There was an abortion in, IIRC, Sweden (it was one of the Scandinavian countries) is 1965 (again, IIRC-- it was sometime mid-60s), and tissue from this fetus was cultured, and has been used world over for experimentation. Not tissue directly from the fetus, but tissue cultured from it. Most of the vaccines developed since between 1965 and the end of the 20th century were developed by a man named Maurice Hilleman, and he used to get cultures from Sweden for his experiments.
So, basically, most childhood vaccinations owe their inception to this aborted fetus. This gets some religious feathers ruffled (the ones who do enough research to know about it).
One Roman Catholic mother had refused to vaccinate her children on the grounds that it somehow supported abortion. She wrote a letter to her bishop, and got a reply back from someone pretty high in the church telling her she was dead wrong.
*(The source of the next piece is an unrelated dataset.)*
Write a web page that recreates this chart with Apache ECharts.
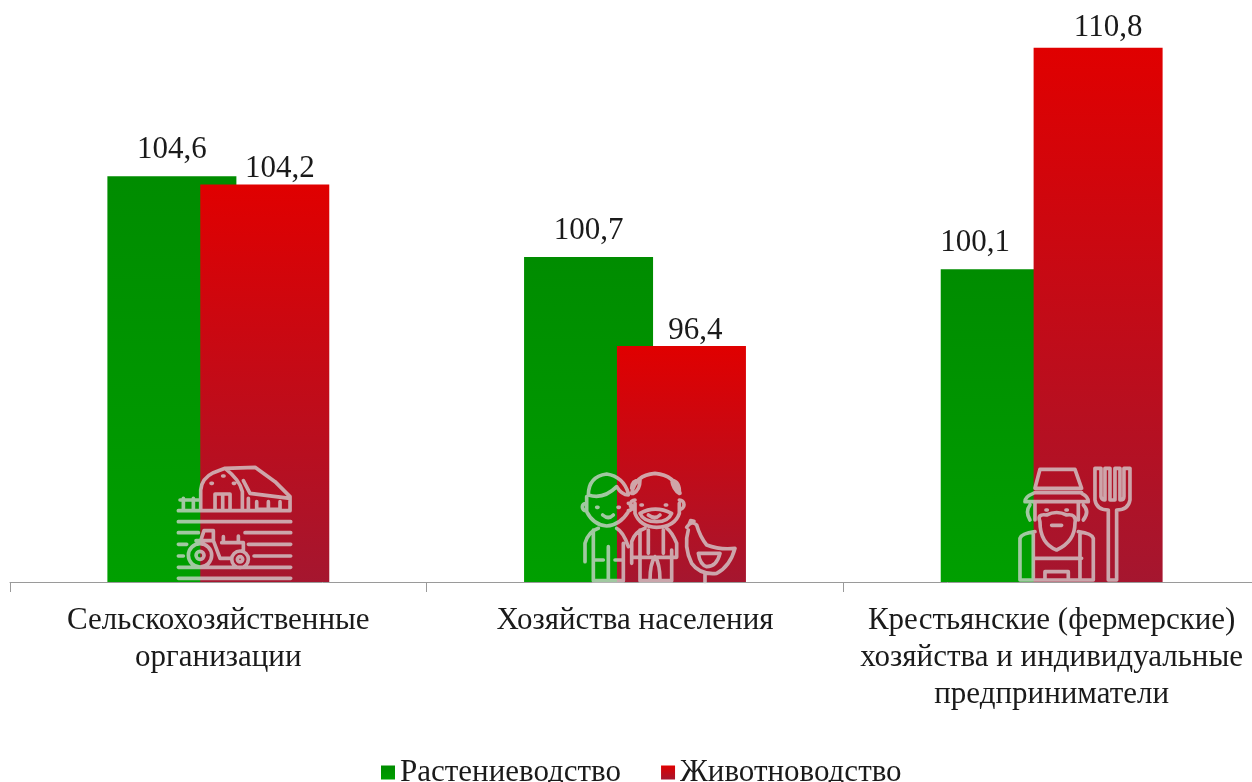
<!DOCTYPE html>
<html>
<head>
<meta charset="utf-8">
<style>
  html, body { margin: 0; padding: 0; background: #fff; overflow: hidden; }
  /* ось уходит за правый край окна, поэтому контейнер шире */
  #chart { width: 1280px; height: 782px; }
</style>
<script src="https://cdn.jsdelivr.net/npm/echarts@6/dist/echarts.min.js"></script>
</head>
<body>
<div id="chart"></div>
<script>
const categories = [
  'Сельскохозяйственные\nорганизации',
  'Хозяйства населения',
  'Крестьянские (фермерские)\nхозяйства и индивидуальные\nпредприниматели'
];
const cropValues = [104.6, 100.7, 100.1];
const livestockValues = [104.2, 96.4, 110.8];
const cropLabelShift = [0, 0, -30];
const livestockLabelShift = [15, 14, 10];
const livestockLabelLift = [0, 0, -4];

const FONT = '"Liberation Serif", "Times New Roman", serif';
const TEXT = '#1a1a1a';

// иконки в координатах увеличенного фрагмента (масштаб 3x)
const farmIcon =
  'M122 182V120Q125 85 160 68L195 55Q240 90 247 125V182' +
  'M195 55L285 52L345 95L390 140V182M250 92L270 130L390 145M265 145V182' +
  'M290 155V178H360V155M325 155V178' +
  'M165 182V132H210V182M188 132V182' +
  'M153 100h4M188 78h4M220 100h4' +
  'M55 182H390M60 150H120M70 145V182M100 145V182' +
  'M55 215H392M55 248H115M255 248H392M55 283H80M265 283H392M55 318H70M282 318H392M55 352H392M55 385H392' +
  'M85 316a35 35 0 1 0 70 0a35 35 0 1 0 -70 0M108 316a12 12 0 1 0 24 0a12 12 0 1 0 -24 0' +
  'M215 328a25 25 0 1 0 50 0a25 25 0 1 0 -50 0M232 328a8 8 0 1 0 16 0a8 8 0 1 0 -16 0' +
  'M108 272H160V242H132L122 272M160 272L180 325H215M185 278H250V305M190 260V278M235 258V278';

const peopleIcon =
  'M85 135Q85 80 140 72Q190 80 205 130M80 140V185Q100 225 140 228Q180 225 205 185' +
  'M85 135Q130 150 170 110Q185 135 205 135' +
  'M78 160a11 11 0 1 0 0 22M205 160a11 11 0 1 1 0 22' +
  'M110 172h4M174 172h4M128 195Q145 210 160 195' +
  'M75 335V280Q85 245 115 235M205 290Q190 245 170 235M100 240V392M145 290V392M190 280V392M100 392H190M100 330H130M165 330H190' +
  'M215 130Q225 75 285 70Q345 75 360 130M225 160V190Q240 230 290 232Q345 230 358 190V160' +
  'M215 115Q215 90 240 90Q240 120 220 130M335 90Q360 95 358 130Q340 120 335 90' +
  'M225 150a11 11 0 1 0 0 28M358 150a11 11 0 1 1 0 28' +
  'M240 190Q285 165 335 190Q325 215 290 215Q250 215 240 190M243 165h4M316 165h4M265 195Q285 210 300 195' +
  'M215 340V275Q225 245 255 235M350 320V280Q335 245 320 235M240 240V392M335 300V392M240 392H335' +
  'M285 320Q270 340 270 392M285 320Q300 340 300 392M215 322H350M265 240V310M310 240V310' +
  'M380 232Q395 210 410 225Q420 260 440 285Q480 300 525 295Q510 350 470 370Q420 375 395 340Q370 290 385 240' +
  'M388 222L392 212L402 214M415 310H480Q470 350 440 350Q420 345 415 310M435 370V395';

const farmerIcon =
  'M105 115L120 58H225L245 115ZM105 128H245M100 130Q75 140 75 155H265Q265 140 245 130' +
  'M90 165Q75 185 90 210M250 165Q270 185 250 210M105 155V210M235 155V210' +
  'M120 215Q110 190 140 195Q170 180 200 195Q230 190 225 220Q225 275 170 300Q120 280 120 215' +
  'M155 226H185M138 180h4M198 180h4' +
  'M60 390V265Q65 250 105 245M280 390V265Q275 250 235 245M100 250V390M240 250V390M100 325H245M60 390H280M135 390V365H205V390' +
  'M285 55V150Q290 180 325 180V390H350V180Q385 180 390 150V55H372V140Q372 150 360 150V55H345V150H330V55H315V150Q305 150 303 140V55Z';

const icons = [farmIcon, peopleIcon, farmerIcon];
const iconOffsetX = [-58.3, -75, -51.7];

const greenGradient = new echarts.graphic.LinearGradient(0, 0, 0, 1, [
  { offset: 0, color: '#008c00' },
  { offset: 1, color: '#009f00' }
]);
const redGradient = new echarts.graphic.LinearGradient(0, 0, 0, 1, [
  { offset: 0, color: '#e00000' },
  { offset: 1, color: '#a5162f' }
]);

const valueLabel = p => String(p.value).replace('.', ',');

const chart = echarts.init(document.getElementById('chart'));
chart.setOption({
  animation: false,
  backgroundColor: '#fff',
  grid: { left: 10, top: 23, width: 1250, height: 559 },
  legend: {
    data: ['Растениеводство', 'Животноводство'],
    left: 376,
    top: 752,
    itemWidth: 14,
    itemHeight: 14,
    itemGap: 40,
    icon: 'rect',
    textStyle: { fontFamily: FONT, fontSize: 31, color: TEXT }
  },
  xAxis: {
    type: 'category',
    data: categories,
    axisLine: { lineStyle: { color: '#9a9a9a', width: 1 } },
    axisTick: { show: true, length: 10, lineStyle: { color: '#9a9a9a' } },
    axisLabel: { fontFamily: FONT, fontSize: 31, color: TEXT, lineHeight: 37, margin: 20, interval: 0 }
  },
  yAxis: { type: 'value', min: 85, max: 112, show: false },
  series: [
    {
      name: 'Растениеводство',
      type: 'bar',
      data: cropValues.map((v, i) => ({ value: v, label: { offset: [cropLabelShift[i], 0] } })),
      barWidth: 129,
      barGap: '-28%',
      itemStyle: { color: greenGradient },
      label: {
        show: true,
        position: 'top',
        distance: 11,
        fontFamily: FONT,
        fontSize: 31,
        color: TEXT,
        formatter: valueLabel
      }
    },
    {
      name: 'Животноводство',
      type: 'bar',
      data: livestockValues.map((v, i) => ({ value: v, label: { offset: [livestockLabelShift[i], livestockLabelLift[i]] } })),
      barWidth: 129,
      itemStyle: { color: redGradient },
      label: {
        show: true,
        position: 'top',
        distance: 0,
        fontFamily: FONT,
        fontSize: 31,
        color: TEXT,
        formatter: valueLabel
      }
    },
    {
      // иконки поверх столбцов
      type: 'custom',
      silent: true,
      z: 10,
      data: [0, 1, 2].map(i => [i, 85]),
      encode: { x: 0, y: 1 },
      renderItem: (params, api) => {
        const base = api.coord([api.value(0), api.value(1)]);
        const i = params.dataIndex;
        return {
          type: 'path',
          x: base[0] + iconOffsetX[i],
          y: base[1] - 132,
          scaleX: 1 / 3,
          scaleY: 1 / 3,
          shape: { pathData: icons[i] },
          style: { fill: 'none', stroke: 'rgba(215,215,215,0.75)', lineWidth: 11, lineJoin: 'round', lineCap: 'round' }
        };
      }
    }
  ]
});
</script>
</body>
</html>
It wasn’t the answer she wanted, but it basically said that yes, abortion is wrong, but this fetus was already aborted, and that was over with, and there was nothing that could be done about it. On the other hand, vaccines saved lives. They saved the lives of children, especially, and they saved the lives and health of unborn children-- a case of rubella could easily cause a miscarriage or stillbirth. So good Catholics had a duty to vaccinate.
I don’t know how widely the letter was distributed (the text of it was in a book about vaccines that I read, though), nor how how widespread the knowledge of the role of that one aborted fetus was in vaccine development anyway.
I do know that I have heard some fundamentalist Christians get their information wrong, and try to claim that every single vaccine-- every syringe-- has tissue from a newly aborted fetus in it, and abortion is therefore necessary to continue to make vaccines, so they oppose vaccines as part of their opposition to abortion. Trying to explain to them that they are wrong is mostly met with them sticking their fingers in their ears and going “LA LA LA LA LA!”
So, yeah, there is some right-wing religious objection to vaccines. It’s based on sheer ignorance of a very high order, and a different ignorance than the ones that lead the left-wing woo people to reject vaccines, but it’s there.